Mikhail Sholokhov

Mikhail Sholokhov, now with laser eyes!

THE LAUREATE: Sholokhov’s life was very much unlike the other Soviet-era writers we’ve seen. He was born and died in Veshenskaya in what is now the Ukraine. In the meantime, he joined the Bolsheviks, moved to Moscow, began his literary career writing in the approved Socialist Realist style and supported himself with manual labor (like accounting) His life seemed pretty dull, for the most part; writing a ton of fiction about how great life was now that the Bolsheviks were in charge and making babies in a little town in the sticks. Apparently he didn’t have kind words for Solzhenitsyn’s A Day in the Life of Ivan Denisovich (Gee, I wonder why!), which possibly led to Solzhenitsyn dredging up the old accusations that Sholokhov had stolen And Quiet Flows the Don from some obscure Menshevik Cossack.

WHAT I’M READING: And Quiet Flows the Don, of course.

REVIEW: And Quiet Flows the Don exemplifies several of the trends we’ve seen so far this year. There is the “Let me sing you the song of my people!” sentiment we saw in works like The Growth of the Soil by Hamsun and The Peasants by Reymont. There is the love of a place that we saw in The Bridge on the Drina by Andric. There’s dealing with the trauma of the 20th century (namely, the communist revolution) that we saw way back in Doctor Zhivago. It is a monster of a book, broken into four sections.

In the first, Peace, we see life in Tatarsk, a cossack village on the Don River in the decade or so before World War One. Our main subjects are the Melekhov family, descended from a cossack who married a Turkish woman he brought back from the war. Gregor, the younger son, starts a relationship with his neighbor’s wife while his neighbor is off at reserve training. He is forcibly married to another girl in town, but he runs away with his neighbor’s wife and works at a nearby manor. In this section, too, we get a general feel for the rhythm of village life on the Don during the late tsarist era. And of course, near the end, a German locksmith moves to Tatarsk and starts having card games with the landless laborers at which he coincidentally happens to read stuff by Lenin out loud. Poor guy, he was just trying to raise class consciousness among the rural proletariat!
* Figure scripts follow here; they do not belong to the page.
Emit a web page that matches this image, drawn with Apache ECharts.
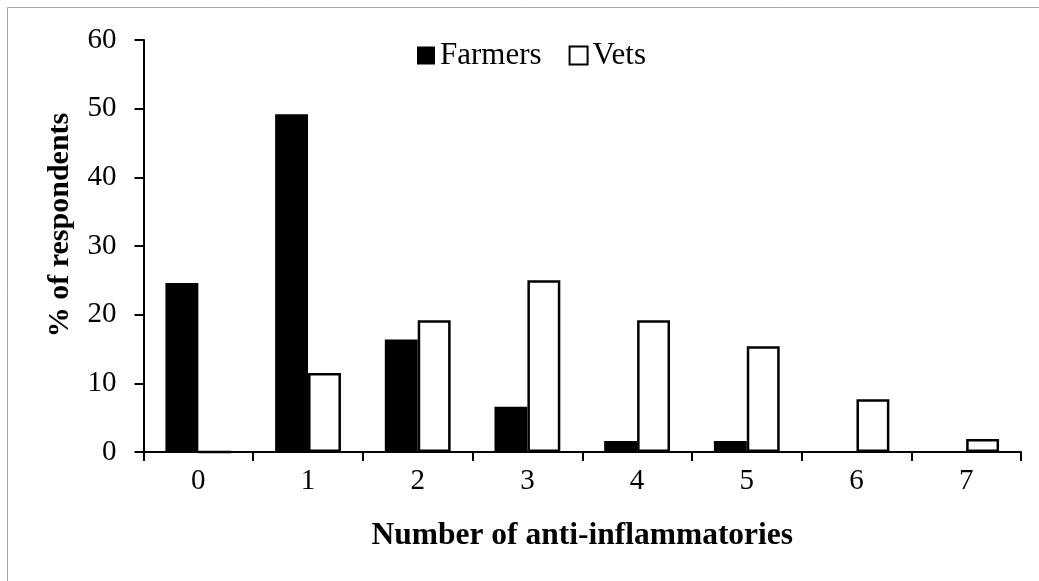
<!DOCTYPE html>
<html>
<head>
<meta charset="utf-8">
<script src="https://cdn.jsdelivr.net/npm/echarts@6/dist/echarts.min.js"></script>
<style>
html,body{margin:0;padding:0;background:#fff;}
#chart{width:1039px;height:581px;}
</style>
</head>
<body>
<div id="chart"></div>
<script>
var categories = ['0','1','2','3','4','5','6','7'];
var farmers = [24.6, 49.2, 16.4, 6.6, 1.6, 1.6, 0, 0];
var vets = [0, 11.5, 19.2, 25.0, 19.2, 15.4, 7.7, 1.9];
var yTicks = [0, 10, 20, 30, 40, 50, 60];

var FONT = 'Liberation Serif';
var chart = echarts.init(document.getElementById('chart'));
chart.setOption({
  animation: false,
  backgroundColor: '#fff',
  textStyle: {fontFamily: FONT, color: '#000'},
  grid: {left: 143.5, right: 18, top: 40, bottom: 129, containLabel: false},
  legend: {
    top: 35, left: 412,
    itemWidth: 18, itemHeight: 18, itemGap: 27,
    icon: 'rect',
    textStyle: {fontFamily: FONT, fontSize: 31, color: '#000'},
    data: ['Farmers', 'Vets']
  },
  xAxis: {
    type: 'category',
    data: categories,
    name: 'Number of anti-inflammatories',
    nameLocation: 'middle',
    nameGap: 68,
    nameTextStyle: {fontFamily: FONT, fontSize: 31.5, fontWeight: 'bold', color: '#000'},
    axisLine: {lineStyle: {color: '#000', width: 2}},
    axisTick: {show: true, inside: false, length: 9, lineStyle: {color: '#000', width: 2}},
    axisLabel: {fontFamily: FONT, fontSize: 29, color: '#000', margin: 15},
    splitLine: {show: false}
  },
  yAxis: {
    type: 'value',
    min: yTicks[0], max: yTicks[yTicks.length-1], interval: 10,
    axisLine: {show: true, lineStyle: {color: '#000', width: 2}},
    axisTick: {show: true, inside: false, length: 9, lineStyle: {color: '#000', width: 2}},
    axisLabel: {fontFamily: FONT, fontSize: 29, color: '#000', margin: 27},
    splitLine: {show: false}
  },
  series: [
    {
      name: 'Farmers', type: 'bar', data: farmers,
      barGap: '0%', barCategoryGap: '40%',
      itemStyle: {color: '#000', borderColor: '#000', borderWidth: 0}
    },
    {
      name: 'Vets', type: 'bar', data: vets,
      barGap: '0%', barCategoryGap: '40%',
      itemStyle: {color: '#fff', borderColor: '#000', borderWidth: 2.5}
    }
  ],
  graphic: [
    {type: 'text', x: 60, y: 225, rotation: Math.PI/2,
     style: {text: '% of respondents', font: 'bold 30px "Liberation Serif"', fill: '#000', textAlign: 'center', textVerticalAlign: 'middle'}},
    {type: 'line', shape: {x1: 7.5, y1: 7.5, x2: 1039, y2: 7.5}, style: {stroke: '#a6a6a6', lineWidth: 1}},
    {type: 'line', shape: {x1: 7.5, y1: 7.5, x2: 7.5, y2: 581}, style: {stroke: '#a6a6a6', lineWidth: 1}}
  ]
});
</script>
</body>
</html>
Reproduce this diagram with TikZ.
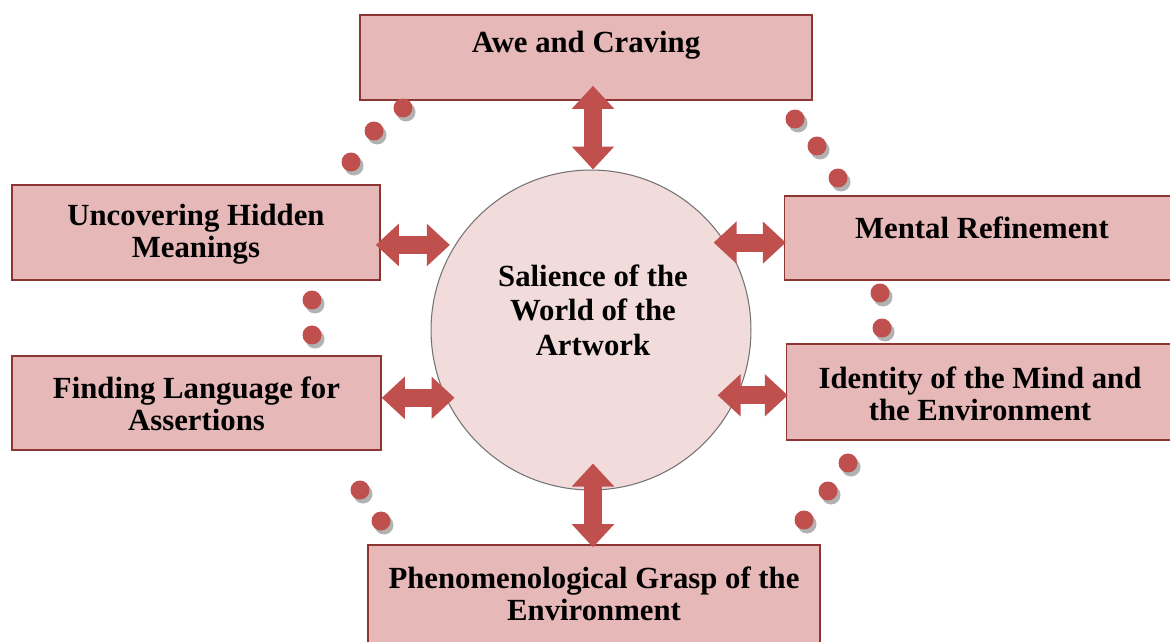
\documentclass[tikz,border=0pt]{standalone}
\usepackage{fontspec}
\setmainfont{Liberation Serif}
\usetikzlibrary{arrows.meta,calc}
\definecolor{boxfill}{HTML}{E6B8B7}
\definecolor{boxline}{HTML}{8C3533}
\definecolor{circfill}{HTML}{F2DCDB}
\definecolor{arrred}{HTML}{C0504D}
\definecolor{dotred}{HTML}{C0504D}
\tikzset{
  box/.style={draw=boxline, fill=boxfill, line width=0.9pt, inner sep=0pt},
  txt/.style={font=\bfseries\fontsize{17.5pt}{18.4pt}\selectfont, align=center, inner sep=0pt},
  dbl/.style={draw=arrred, line width=0.36cm,
    {Triangle[length=0.46cm,width=0.82cm]}-{Triangle[length=0.46cm,width=0.82cm]}},
  dotshadow/.style={fill=black!30},
  dot/.style={fill=dotred},
}
\begin{document}
\begin{tikzpicture}[x=0.02cm,y=-0.02cm]
\useasboundingbox (0,0) rectangle (1170,642);
\clip (0,0) rectangle (1170,642);
% boxes
\node[box, minimum width=9.04cm, minimum height=1.7cm] (awe) at (586,57.5) {};
\node[txt] (aweT) at (586,45) {Awe and Craving};
\node[box, minimum width=7.36cm, minimum height=1.9cm] (unc) at (196,232.5) {};
\node[txt] (uncT) at (196,234) {Uncovering Hidden\\Meanings};
\node[box, minimum width=7.9cm, minimum height=1.68cm] (men) at (982,238) {};
\node[txt] (menT) at (982,228) {Mental Refinement};
\node[box, minimum width=7.38cm, minimum height=1.88cm] (fin) at (196.5,403) {};
\node[txt] (finT) at (196.5,404) {Finding Language for\\Assertions};
\node[box, minimum width=7.86cm, minimum height=1.92cm] (ide) at (983,392) {};
\node[txt] (ideT) at (980,393.5) {Identity of the Mind and\\the Environment};
\node[box, minimum width=9.04cm, minimum height=2.3cm] (phe) at (594,602.5) {};
\node[txt] (pheT) at (594,594) {Phenomenological Grasp of the\\Environment};
% circle
\node[circle, draw=black!55, line width=0.6pt, fill=circfill, minimum size=6.4cm, inner sep=0pt] (circ) at (591,330) {};
\node[txt, font=\bfseries\fontsize{17.5pt}{19.6pt}\selectfont] (circT) at (593,310) {Salience of the\\World of the\\Artwork};
% arrows
\draw[dbl] ([xshift=0.04cm,yshift=0.3cm]circ.north |- awe.south) -- ([xshift=0.04cm]circ.north);
\draw[dbl] ([xshift=0.04cm,yshift=0.54cm]circ.south) -- ([xshift=0.04cm,yshift=-0.06cm]circ.south |- phe.north);
\draw[dbl] ([xshift=-0.1cm]unc.east |- circ.148) -- ([xshift=-0.1cm]circ.148);
\draw[dbl] (fin.east |- circ.205) -- ([xshift=0.18cm]circ.205);
\draw[dbl] ([xshift=-0.24cm]circ.33) -- ([xshift=0.04cm]men.west |- circ.33);
\draw[dbl] ([xshift=-0.4cm]circ.-24) -- ([xshift=0.04cm]ide.west |- circ.-24);
% dots
\foreach \x/\y in {403/108,374/131,351/162,795/119,817/146,838/178,312/300,312/335,880/293,882/328,360/490,381/521,848/463,828/491,804/520}{
  \fill[dotshadow] (\x+3,\y+4) circle[radius=0.19cm];
  \fill[dot] (\x,\y) circle[radius=0.19cm];
}
\end{tikzpicture}
\end{document}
The second section, War, begins with a draft of the Tatarsk cossacks and their being broken up and spread out all over the front. This section is a pastiche of life on the Russian front, with all the accompanying broadening of horizons that entails: some cossacks fall in with Bolsheviks, some become ardent supporters of the military hierarchy (this is important). Our friend Gregor leaves his lover for his wife after he finds her in flagrante delecto with the landowner’s son. The third section, Revolution, is surprisingly low key. It’s mostly about this same group of cossacks moving around in Eastern Europe, and I think maybe Gregor spare’s some German’s life only to have the rest of his unit shoot the guy in the back. Or something. The final section, Civil War, is almost completely divorced from the group of cossacks we’d spent the rest of the novel talking about. We had met a guy who was crazy enough to volunteer to be a machine gunner on the front line a while back, and he kind of takes center stage, with all the maneuverings of Bolsheviks and counterrevolutionaries and military governments happening around him. Of course he falls in love with a woman who tries to join his Bolshevik machine gun squad, and of course they briefly put aside their feelings for the greater glory of the Communist cause, but oddly enough they change their minds, but of course she gets shot up and dies in his arms in battle. Spoiler alert: the communists win in the end.

RECOMMENDED: Well, that’s hard to say. It’s a huge book, and a very fine example of Socialist Realism, that pseudo-propaganda style that became the only accepted style in the USSR. As far as Russian war novels go, it’s pretty good. It’s very much like the Aeneid, actually: it’s a strong story with real love for a place and a people that serves political ends. The pro-communist stuff isn’t wielded with a heavy hand. Then again, apparently the only edition in print is a godawful photocopied reproduction. I would probably read this again and recommend it with reservations.